Say Please and Thank You:
Manners go a long way in this world and it’s not up to the South to keep these formalities alive. Getting change from the cashier? Say thank you. Preface every request via speech or email with “please.” Formally end your letters, unless it’s a long series of correspondence.
Eat Little Means (Snack time):
Not only will this keep you satisfied all day, but ti’ll also help maintain your weight. When you don’t snack throughout the day, you tend to eat more (overeat) during your regular meals, causing weight gain and water retention. Also, snacking helps even out your blood sugar and helps battle fatigue, restlessness, and irritability.
Practice Your Penmanship:
Both your wife and boss can’t stand to read your illegible writing, so it’s time to go back to the drawing…err writing board. Unless you’re a doctor and are scribbling prescriptions all day or have a Master’s in Chicken Scratch, most people should be able to read your writing effortlessly. Get back to the tracing board.

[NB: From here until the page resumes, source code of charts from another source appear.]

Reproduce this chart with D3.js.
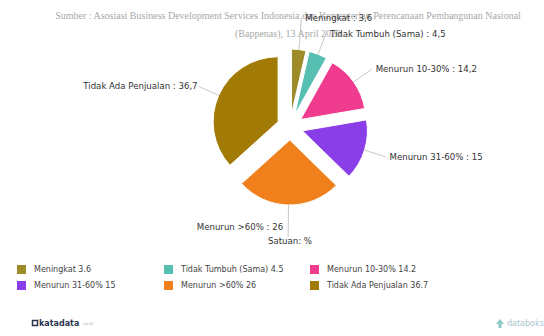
<!DOCTYPE html>
<html>
<head>
<meta charset="utf-8">
<script src="https://cdn.jsdelivr.net/npm/d3@7"></script>
<style>
  html, body { margin: 0; padding: 0; background: #ffffff; }
  svg { display: block; }
</style>
</head>
<body>
<script>
// ---- data ----
const categories = ["Meningkat", "Tidak Tumbuh (Sama)", "Menurun 10-30%", "Menurun 31-60%", "Menurun >60%", "Tidak Ada Penjualan"];
const values = [3.6, 4.5, 14.2, 15, 26, 36.7];
const colors = ["#9e8c2b", "#56bfb2", "#ef3c8e", "#8a3ee8", "#f0801c", "#a27a06"];
const subtitleLines = [
  "Sumber : Asosiasi Business Development Services Indonesia dan Kementerian Perencanaan Pembangunan Nasional",
  "(Bappenas), 13 April 2020"
];
const unitLabel = "Satuan: %";

// ---- layout ----
const W = 544, H = 336;
const cx = 290, cy = 127, R = 65, explode = 13, labelR = 100;

const svg = d3.select("body").append("svg").attr("width", W).attr("height", H);

// subtitle
const sub = svg.append("g").attr("font-family", "Liberation Serif, serif").attr("font-size", 10).attr("fill", "#a8a8a8").attr("text-anchor", "middle");
subtitleLines.forEach((t, i) => sub.append("text").attr("x", 288).attr("y", 18.5 + i * 18).text(t));

const pie = d3.pie().sort(null).value(d => d).startAngle(0).endAngle(2 * Math.PI);
const arcs = pie(values);
const arc = d3.arc().innerRadius(0).outerRadius(R);
const fmtComma = v => String(v).replace(".", ",");

const gPie = svg.append("g").attr("transform", `translate(${cx},${cy})`);
arcs.forEach((a, i) => {
  const m = (a.startAngle + a.endAngle) / 2;
  const dx = Math.sin(m) * explode, dy = -Math.cos(m) * explode;
  gPie.append("path")
    .attr("d", arc(a))
    .attr("transform", `translate(${dx},${dy})`)
    .attr("fill", colors[i])
    .attr("stroke", "#ffffff")
    .attr("stroke-width", 1);
});

// labels with connectors
const labels = arcs.map((a, i) => {
  const m = (a.startAngle + a.endAngle) / 2;
  const ux = Math.sin(m), uy = -Math.cos(m);
  return {
    i, ux, uy,
    sx: cx + ux * (explode + R), sy: cy + uy * (explode + R),
    ex: cx + ux * labelR, ey: cy + uy * labelR,
    right: ux >= 0,
    text: categories[i] + " : " + fmtComma(values[i])
  };
});
// overlap avoidance on right side: push the upper label upward
const rightLabels = labels.filter(l => l.right).sort((a, b) => b.ey - a.ey);
for (let k = 1; k < rightLabels.length; k++) {
  if (rightLabels[k - 1].ey - rightLabels[k].ey < 16) rightLabels[k].ey = rightLabels[k - 1].ey - 16;
}

const gLab = svg.append("g").attr("font-family", "DejaVu Sans, sans-serif").attr("font-size", 8.6).attr("fill", "#333");
labels.forEach(l => {
  const bottom = l.uy > 0.95;
  if (bottom) {
    gLab.append("line").attr("x1", l.sx).attr("y1", l.sy).attr("x2", l.ex).attr("y2", l.ey + 10)
      .attr("stroke", "#c8c8c8").attr("stroke-width", 1);
    gLab.append("text").attr("x", l.ex - 5).attr("y", l.ey).attr("dy", "0.35em")
      .attr("text-anchor", "end").text(l.text);
  } else {
    const mx = cx + l.ux * (explode + R + 8), my = cy + l.uy * (explode + R + 8);
    gLab.append("path")
      .attr("d", `M${l.sx},${l.sy}L${mx},${my}L${l.ex},${l.ey}`)
      .attr("fill", "none").attr("stroke", "#c8c8c8").attr("stroke-width", 1);
    gLab.append("text").attr("x", l.right ? l.ex + 4 : l.ex - 1).attr("y", l.ey).attr("dy", "0.35em")
      .attr("text-anchor", l.right ? "start" : "end").text(l.text);
  }
});
gLab.append("text").attr("x", cx).attr("y", 241).attr("dy", "0.35em").attr("text-anchor", "middle").text(unitLabel);

// legend
const legendCols = [17, 164, 310], legendRows = [265, 281];
const gLeg = svg.append("g").attr("font-family", "DejaVu Sans, sans-serif").attr("font-size", 8).attr("fill", "#444");
categories.forEach((c, i) => {
  const x = legendCols[i % 3], y = legendRows[Math.floor(i / 3)];
  gLeg.append("rect").attr("x", x).attr("y", y).attr("width", 9).attr("height", 9).attr("fill", colors[i]);
  gLeg.append("text").attr("x", x + 17).attr("y", y + 4.5).attr("dy", "0.35em").text(c + " " + values[i]);
});

// footer
const gF = svg.append("g");
gF.append("rect").attr("x", 32.5).attr("y", 320.5).attr("width", 5).attr("height", 5).attr("fill", "none").attr("stroke", "#2b3350").attr("stroke-width", 1.5);
gF.append("text").attr("x", 39).attr("y", 323).attr("dy", "0.35em").attr("font-family", "DejaVu Sans, sans-serif").attr("font-size", 8).attr("font-weight", "bold").attr("fill", "#2b3350").text("katadata");
gF.append("text").attr("x", 82).attr("y", 324).attr("dy", "0.35em").attr("font-family", "DejaVu Sans, sans-serif").attr("font-size", 4).attr("fill", "#b0b0b0").text(".co.id");
gF.append("path").attr("d", "M500,319 L504,324 L501.5,324 L501.5,328 L498.5,328 L498.5,324 L496,324 Z").attr("fill", "#8fc9c9");
gF.append("text").attr("x", 507).attr("y", 323).attr("dy", "0.35em").attr("font-family", "DejaVu Sans, sans-serif").attr("font-size", 8).attr("fill", "#a9c4cc").text("databoks");
</script>
</body>
</html>
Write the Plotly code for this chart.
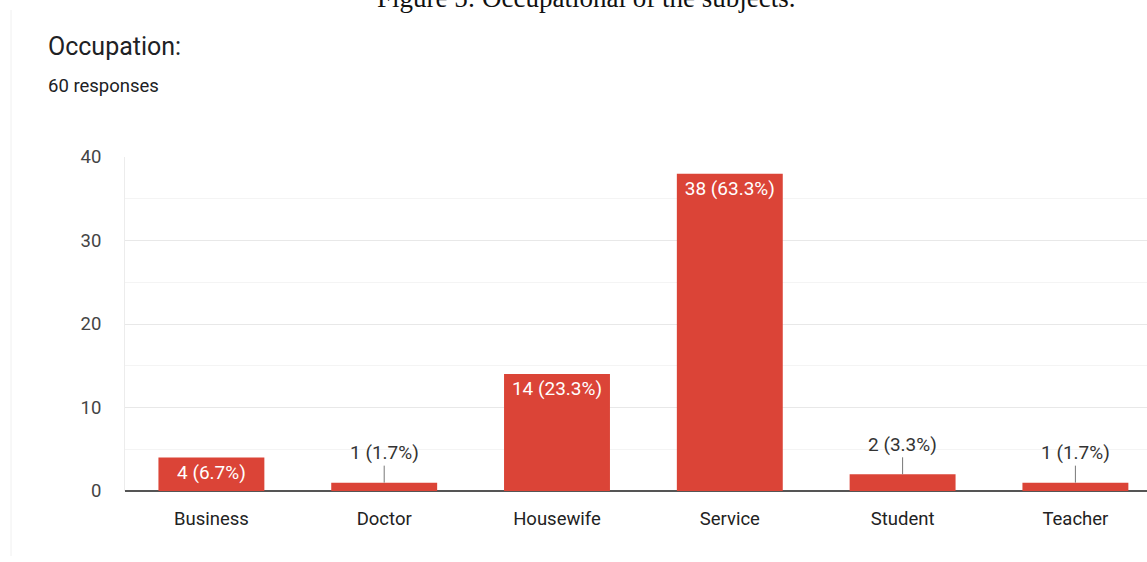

You learn that everything has a place…or at least should have a place. Everything can and should fit into your little cubby space, which is translated into grown-up terms like house, apartment, car, work space, etc. Try to get organized by creatively using shelves, folders, compartmental shelving units, minitature cubby holes at your desk/in your bathroom/kitchen and most importantly, your bedroom. Keep loose change in a jar, pens wrapped in rubber bands, and occasionally sing the Barney “clean-up song” weekly for a refined, mature sense of clean.
You learn how to build things and knock them down when necessary. Build your blocks of life, but don’t believe that will last forever–there’s always a time for them to come down. Just like there’s no concrete cement into between your legos (and the Washington Monument), there’s rarely cement to hold parts of your life together. It’s okay if it all falls down.